Au-delà des espaces, des infrastructures ou des bâtiments, nos institutions doivent elles-mêmes s’extraire de la pensée monofonctionnelle. Un service de parcs ne peut se contenter de la question du loisir, de la même façon que les commissions de protection du patrimoine ne peuvent s’intéresser qu’aux considérations immédiatement de leur ressort. Toutes les institutions engagées dans la vie de ces paysages doivent élargir leurs missions. Cela semble plus facile à dire qu’à faire, mais je pense c’est tout à fait possible. Il y a des exemples remarquables et inspirants venant de petites fermes. Les toitures ont également un énorme potentiel, surtout avec l’architecture particulière des États-Unis.
Vous avez beaucoup travaillé sur cette question de l’agriculture urbaine ?
En effet. Des fermes et des prairies dans les gratte-ciel… Quelques grands opérateurs fonciers commencent également à louer leurs toits pour héberger des installations photovoltaïques, ce qui est formidable. Cela signifie que la chose est potentiellement profitable et que nous ne sommes pas complètement dépendants du coût du pétrole. Je pense qu’il en sera de même avec l’agriculture. Les toits devront probablement être expressément conçus à cette fin à l’avenir. Il existe déjà des fermes sur de très grands toits au cœur de Brooklyn et New York, mais il me semble essentiel de leur donner une dimension davantage sociale. Il faut les concevoir comme une nouvelle forme de parcs urbains, comme des espaces de production à visée pédagogique.
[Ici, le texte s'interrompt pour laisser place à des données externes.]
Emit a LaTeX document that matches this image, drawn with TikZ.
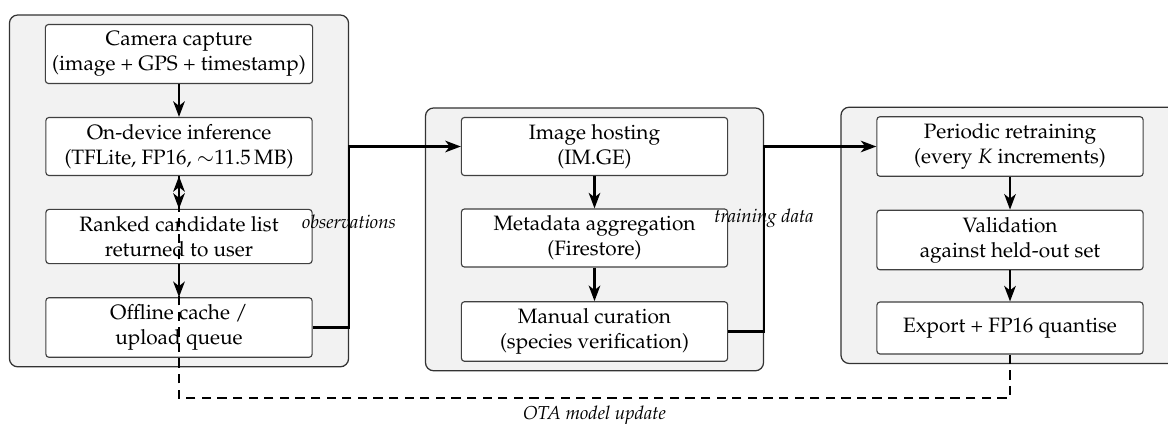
\documentclass[tikz,border=0pt]{standalone}
\usepackage[T1]{fontenc}
\usepackage{mathpazo}
\usetikzlibrary{arrows.meta,fit,backgrounds,positioning}

\tikzset{
  proc/.style={draw=black!75, line width=0.55pt, fill=white, rounded corners=1.5pt,
    minimum width=128pt, minimum height=25pt, align=center, inner sep=3.3pt},
  grp/.style={draw=black!80, line width=0.6pt, fill=black!5, rounded corners=4pt,
    inner xsep=17pt, inner ysep=4.3pt},
  flow/.style={line width=1pt, -{Stealth[length=7.5pt,width=5.6pt,inset=2.2pt]}},
  ota/.style={flow, dash pattern=on 4.5pt off 3pt},
  lbl/.style={font=\small\itshape, inner sep=1pt},
}

\begin{document}
\begin{tikzpicture}[x=0.4808pt, y=-0.4808pt]
  \useasboundingbox (0,0) rectangle (1168,423);

  % on-device pipeline
  \node[proc] (camera)  at (179,54)    {Camera capture\\(image + GPS + timestamp)};
  \node[proc] (infer)   at (179,146.5) {On-device inference\\(TFLite, FP16, $\sim$11.5\,MB)};
  \node[proc] (ranked)  at (179,236.5) {Ranked candidate list\\returned to user};
  \node[proc] (offline) at (179,327.5) {Offline cache /\\upload queue};

  % cloud side
  \node[proc] (hosting)  at (594.5,146.5) {Image hosting\\(IM.GE)};
  \node[proc] (metadata) at (594.5,238)   {Metadata aggregation\\(Firestore)};
  \node[proc] (curation) at (594.5,331.5) {Manual curation\\(species verification)};

  % retraining loop
  \node[proc] (retrain)  at (1010,146.5) {Periodic retraining\\(every $K$ increments)};
  \node[proc] (validate) at (1010,240)   {Validation\\against held-out set};
  \node[proc] (export)   at (1010,328)   {Export + FP16 quantise};

  \begin{scope}[on background layer]
    \node[grp, fit=(camera)(infer)(ranked)(offline)] (devgrp) {};
    \node[grp, fit=(hosting)(metadata)(curation)] (cloudgrp) {};
    \node[grp, fit=(retrain)(validate)(export)] (traingrp) {};
  \end{scope}

  % vertical steps inside each stage
  \draw[flow] (camera) -- (infer);
  \draw[flow] (infer) -- (ranked);
  \draw[flow] (ranked) -- (offline);
  \draw[flow] (hosting) -- (metadata);
  \draw[flow] (metadata) -- (curation);
  \draw[flow] (retrain) -- (validate);
  \draw[flow] (validate) -- (export);

  % hand-over between stages
  \draw[flow] (offline.east) -- (offline.east -| devgrp.east) |- (hosting.west);
  \draw[flow] (curation.east) -- (curation.east -| cloudgrp.east) |- (retrain.west);
  \node[lbl] (obslbl)   at (349,222) {observations};
  \node[lbl] (trainlbl) at (764,218) {training data};

  % model update back to the device
  \coordinate (otaline) at (0,398);
  \draw[ota] (export.south) -- (export.south |- otaline) -| (infer.south);
  \node[lbl] (otalbl) at (594.5,415) {OTA model update};
\end{tikzpicture}
\end{document}
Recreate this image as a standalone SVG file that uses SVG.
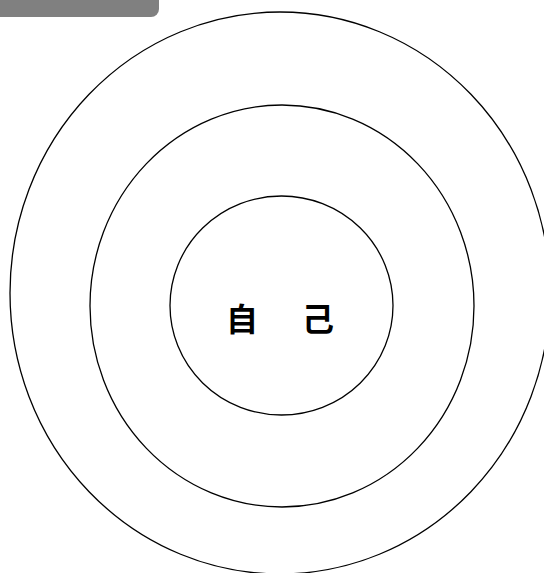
<svg xmlns="http://www.w3.org/2000/svg" width="544" height="573" viewBox="0 0 544 573">
<style>
.ring{fill:none;stroke:#000;stroke-width:1.3}
.lbl{font-family:"Noto Sans CJK SC","Noto Sans CJK JP",sans-serif;font-size:32px;font-weight:bold;fill:#000}
</style>
<rect width="544" height="573" fill="#fff"/>
<g id="tab"><rect x="-20" y="-20" width="179" height="37" rx="8" fill="#808080"/></g>
<g id="outer"><ellipse class="ring" cx="280" cy="293" rx="270" ry="281"/></g>
<g id="middle"><ellipse class="ring" cx="282" cy="306" rx="192" ry="201"/></g>
<g id="inner"><ellipse class="ring" cx="281.5" cy="305.5" rx="111.5" ry="109.5"/>
<text class="lbl" x="242 280 318" y="331" text-anchor="middle" xml:space="preserve">自 己</text></g>
</svg>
Cela doit devenir un mouvement populaire, car il est essentiel que les citadins prennent conscience de la provenance de la nourriture. Le lait ne vient pas tout seul sur votre table, il a une origine, il a été produit quelque part, selon des méthodes particulières, mais plus personne n’en a conscience. La relation de l’homme à son environnement est devenue trop abstraite.